C'est l'une des raisons pour lesquelles la correspondance échangée par Georges Bataille, son fondateur et directeur, et Éric Weil, que Bataille associera - de fait - à la direction des premières années de la revue, est si intéressante. On y lira certes les considérables difficultés éditoriales qu'elle a rencontrées d'abord : deux éditeurs en quatre années avant de trouver avec les Éditions de Minuit, en 1950, celui qui lui sera dorénavant fidèle. Mais là n'est pas l'essentiel. L'essentiel tient dans l'échange profond, souvent tendu, de deux intellectuels que presque tout oppose (dans une époque où les oppositions ne manquaient pas), excepté leur commune volonté d'oeuvrer à la réussite d'une revue « savante » (différente en cela des revues que Bataille a animées avant la guerre - Documents, Acéphale), de recension (« représentant l'essentiel de la pensée humaine prise dans les meilleurs livres », français ou étrangers, ainsi que Bataille l'annonçait dès son premier projet), ce qui suffit à la distinguer d'entrée de jeu des revues d'opinion, qui connurent de fait le succès immédiat - attendu - que l'époque était prête à leur faire (Les Temps modernes, pour ne citer que la plus illustre des revues de laquelle Critique cherchait le plus à se différencier). Cette volonté délibérément bibliographique (il faut le redire : c'est d'une revue de recension qu'il s'agit) n'en devra pas moins compter avec les passions politiques : délicat, sinon impossible équilibre à trouver entre les marxistes et les non marxistes, les communistes et les gaullistes, l'existentialisme et le surréalisme, les grandes oeuvres canoniques, et les travaux qu'elles suscitent comme naturellement, et les petites oeuvres hérétiques (Weil s'impatientant de l'intérêt récurrent Bataille montre pour Sade), petites oeuvres que Bataille semble pourtant résolu de valoriser à l'égale des premières, entre les collaborateurs dont la « scientificité » n'est pas douteuse (les spécialistes) et les « intellectuels », pour la plupart amis de Bataille, revenant avec lui d'un entre-deux-guerres commun et passionné, etc.

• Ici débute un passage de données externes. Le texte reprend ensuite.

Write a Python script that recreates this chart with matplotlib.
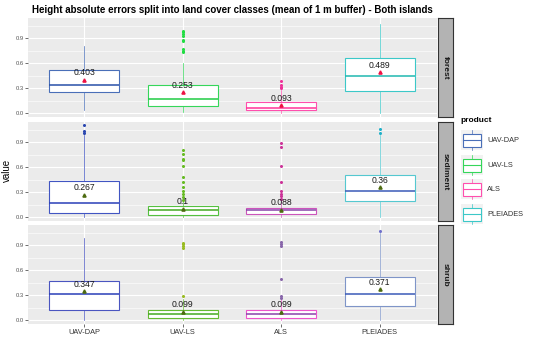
import matplotlib
matplotlib.use("Agg")
import matplotlib.pyplot as plt
from matplotlib.patches import Rectangle

plt.rcParams['font.family'] = ['Liberation Sans', 'DejaVu Sans']

products = ["UAV-DAP", "UAV-LS", "ALS", "PLEIADES"]
classes = ["forest", "sediment", "shrub"]
yticks = [0.0, 0.3, 0.6, 0.9]
ytick_labels = ["0.0", "0.3", "0.6", "0.9"]

# per class: q1, median, q3, whisker low, whisker high, mean (order of products)
forest_q1 = [0.26, 0.09, 0.035, 0.27]
forest_med = [0.34, 0.165, 0.063, 0.45]
forest_q3 = [0.52, 0.335, 0.14, 0.66]
forest_lo = [0.04, 0.015, 0.0, 0.0]
forest_hi = [0.80, 0.60, 0.28, 1.07]
forest_mean = [0.403, 0.253, 0.093, 0.489]
forest_out = [[], [0.99, 0.97, 0.95, 0.92, 0.88, 0.86, 0.77, 0.75, 0.73],
              [0.38, 0.34, 0.32, 0.30], []]

sediment_q1 = [0.056, 0.032, 0.044, 0.19]
sediment_med = [0.176, 0.084, 0.084, 0.32]
sediment_q3 = [0.436, 0.136, 0.112, 0.51]
sediment_lo = [0.0, 0.0, 0.0, 0.0]
sediment_hi = [0.98, 0.19, 0.19, 0.98]
sediment_mean = [0.267, 0.1, 0.088, 0.36]
sediment_out = [[1.10, 1.03, 1.01],
                [0.80, 0.76, 0.70, 0.68, 0.61, 0.48, 0.42, 0.36, 0.32, 0.28, 0.24, 0.21],
                [0.885, 0.84, 0.61, 0.42, 0.32, 0.28, 0.25, 0.22],
                [1.06, 1.01]]

shrub_q1 = [0.127, 0.032, 0.032, 0.17]
shrub_med = [0.317, 0.071, 0.07, 0.317]
shrub_q3 = [0.467, 0.127, 0.127, 0.52]
shrub_lo = [0.0, 0.0, 0.0, 0.0]
shrub_hi = [0.99, 0.25, 0.25, 1.05]
shrub_mean = [0.347, 0.099, 0.099, 0.371]
shrub_out = [[], [0.93, 0.91, 0.89, 0.86, 0.285],
             [0.94, 0.91, 0.89, 0.49, 0.29, 0.27], [1.07]]

mean_labels = {
    "forest": ["0.403", "0.253", "0.093", "0.489"],
    "sediment": ["0.267", "0.1", "0.088", "0.36"],
    "shrub": ["0.347", "0.099", "0.099", "0.371"],
}

data = {
    "forest": (forest_q1, forest_med, forest_q3, forest_lo, forest_hi, forest_mean, forest_out),
    "sediment": (sediment_q1, sediment_med, sediment_q3, sediment_lo, sediment_hi, sediment_mean, sediment_out),
    "shrub": (shrub_q1, shrub_med, shrub_q3, shrub_lo, shrub_hi, shrub_mean, shrub_out),
}

# styles
edge_colors = {
    "forest": ["#4a6fb8", "#35d65a", "#ff4fae", "#3cc8c8"],
    "sediment": ["#4155c2", "#55c040", "#cc55bb", "#55c8d0"],
    "shrub": ["#4a55c0", "#66bb33", "#ee55cc", "#7f95c8"],
}
median_colors = {
    "forest": ["#2850a8", "#20cc44", "#ff3399", "#20b8b0"],
    "sediment": ["#2a3fb8", "#44aa22", "#8844aa", "#3a5ab8"],
    "shrub": ["#2a3fb8", "#44aa22", "#8844aa", "#3a5ab8"],
}
flier_colors = {
    "forest": ["#3a5fb0", "#22dd44", "#ee3399", "#30c0c0"],
    "sediment": ["#2a46b0", "#66bb22", "#cc3399", "#20b0c8"],
    "shrub": ["#3a5fb0", "#99bb22", "#8866aa", "#7070cc"],
}
mean_colors = {"forest": "#ee1144", "sediment": "#4d6b10", "shrub": "#4d6b10"}

W, H = 550, 337
fig = plt.figure(figsize=(W / 100, H / 100), dpi=100)

px_l, px_r = 28, 437
panel_tops = [18, 122, 225]
panel_h = 99
strip_w = 15

positions = [1, 2, 3, 4]

for ci, cls in enumerate(classes):
    top = panel_tops[ci]
    ax = fig.add_axes([px_l / W, 1 - (top + panel_h) / H, (px_r - px_l) / W, panel_h / H])
    ax.set_facecolor("#EBEBEB")
    for s in ax.spines.values():
        s.set_visible(False)
    ax.set_xlim(0.43, 4.58)
    ax.set_ylim(-0.045, 1.14)
    # grid
    for m in [0.15, 0.45, 0.75, 1.05]:
        ax.axhline(m, color="white", lw=0.4, zorder=0)
    for m in yticks:
        ax.axhline(m, color="white", lw=0.8, zorder=0)
    for p in positions:
        ax.axvline(p, color="white", lw=0.8, zorder=0)

    q1, med, q3, lo, hi, mean, outs = data[cls]
    for i, p in enumerate(positions):
        st = [dict(med=med[i], q1=q1[i], q3=q3[i], whislo=lo[i], whishi=hi[i],
                   fliers=outs[i], mean=mean[i])]
        ec = edge_colors[cls][i]
        ax.bxp(st, positions=[p], widths=0.71, patch_artist=True, showcaps=False,
               showmeans=False, manage_ticks=False,
               boxprops=dict(facecolor="white", edgecolor=ec, linewidth=0.8),
               whiskerprops=dict(color=ec, linewidth=0.5),
               medianprops=dict(color=median_colors[cls][i], linewidth=1.1),
               flierprops=dict(marker="o", markersize=2.2, markerfacecolor=flier_colors[cls][i],
                               markeredgecolor="none"),
               zorder=2)
        ax.plot([p], [mean[i]], marker="^", color=mean_colors[cls], markersize=2.3,
                linestyle="none", zorder=4)
        ax.text(p, mean[i] + 0.085, mean_labels[cls][i], ha="center", va="center",
                fontsize=6.2, color="#1a1a1a", zorder=5)

    ax.set_yticks(yticks)
    ax.set_yticklabels(ytick_labels)
    ax.tick_params(axis="y", labelsize=4.2, labelcolor="#555555", color="#333333",
                   length=2, width=0.5, pad=1)
    ax.set_xticks(positions)
    if ci == 2:
        ax.set_xticklabels(products)
        ax.tick_params(axis="x", labelsize=5.3, labelcolor="#333333", color="#333333",
                       length=2, width=0.5, pad=1.5)
    else:
        ax.set_xticklabels([])
        ax.tick_params(axis="x", length=0)

    # strip
    sax = fig.add_axes([(px_r + 1) / W, 1 - (top + panel_h) / H, strip_w / W, panel_h / H])
    sax.set_xticks([])
    sax.set_yticks([])
    sax.set_facecolor("#b3b3b3")
    for s in sax.spines.values():
        s.set_color("#333333")
        s.set_linewidth(0.8)
    sax.text(0.5, 0.5, cls, rotation=270, ha="center", va="center", fontsize=6,
             fontweight="bold", color="#1a1a1a", transform=sax.transAxes)

fig.text(232 / W, 1 - 10 / H, "Height absolute errors split into land cover classes (mean of 1 m buffer) - Both islands",
         ha="center", va="center", fontsize=7.05, fontweight="bold")
fig.text(7 / W, 1 - 170 / H, "value", rotation=90, ha="center", va="center", fontsize=7)

# legend
lax = fig.add_axes([455 / W, 1 - 230 / H, 95 / W, 120 / H])
lax.set_xlim(455, 550)
lax.set_ylim(230, 110)
lax.axis("off")
lax.text(460, 121, "product", fontsize=6, fontweight="bold", ha="left", va="center")
key_y = [140, 165, 189, 214]
for i, name in enumerate(products):
    c = edge_colors["forest"][i]
    y = key_y[i]
    lax.add_patch(Rectangle((461, y - 10), 22, 20, facecolor="#f2f2f2", edgecolor="none"))
    lax.plot([472, 472], [y - 10, y - 6.5], color=c, lw=0.5)
    lax.plot([472, 472], [y + 6.5, y + 10], color=c, lw=0.5)
    lax.add_patch(Rectangle((463, y - 6.5), 18, 13, facecolor="white", edgecolor=c, lw=0.8))
    lax.plot([463, 481], [y, y], color=c, lw=0.8)
    lax.text(487, y, name, fontsize=5.3, ha="left", va="center", color="#333333")

fig.savefig("out.png", dpi=100)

Qu'on le mesure : du n° 1 au n°3-4, signèrent - que Critique seul sut rassembler alors - Bataille et Weil eux-mêmes bien sûr, mais aussi, Georges Ambrosino, Georges Balandier, Maurice Blanchot (membre du Comité de rédaction dès le premier numéro), Théodore Fraenkel, Alexandre Kojève, Alexandre Koyré, Aimé Patri, etc. On se le représente sans peine : l'écart est parfois considérable, les livres recensés couvrent un champ étonnamment étendu qu'on ne voit pas d'autres revues réunir, les tons sont divers, sinon divergents.
De tout cela, la correspondance échangée par Bataille et Weil se ressent profondément. Il s'y joue quelque chose de l'époque entière réduite pour l'occasion à deux seuls hommes.
À en-tête de Critique, correspondance de Georges Bataille et Éric Weil, reproduit l'intégralité de l'échange des lettres écrites par l'un et l'autre des deux hommes tout le temps que ceux-ci ont travaillé ensemble à l'animation de la revue Critique. Soit 32 lettres de Weil à Bataille et 31 lettres de Bataille à Weil. À quoi l'éditrice à ajouté 23 lettres de Bataille à différents destinataires concernés par le projet (Maurice Nadeau, Pierre Prévost, Jean Piel, Charles Meyer, etc.) ; et 20 autres lettres « croisant » les précédentes.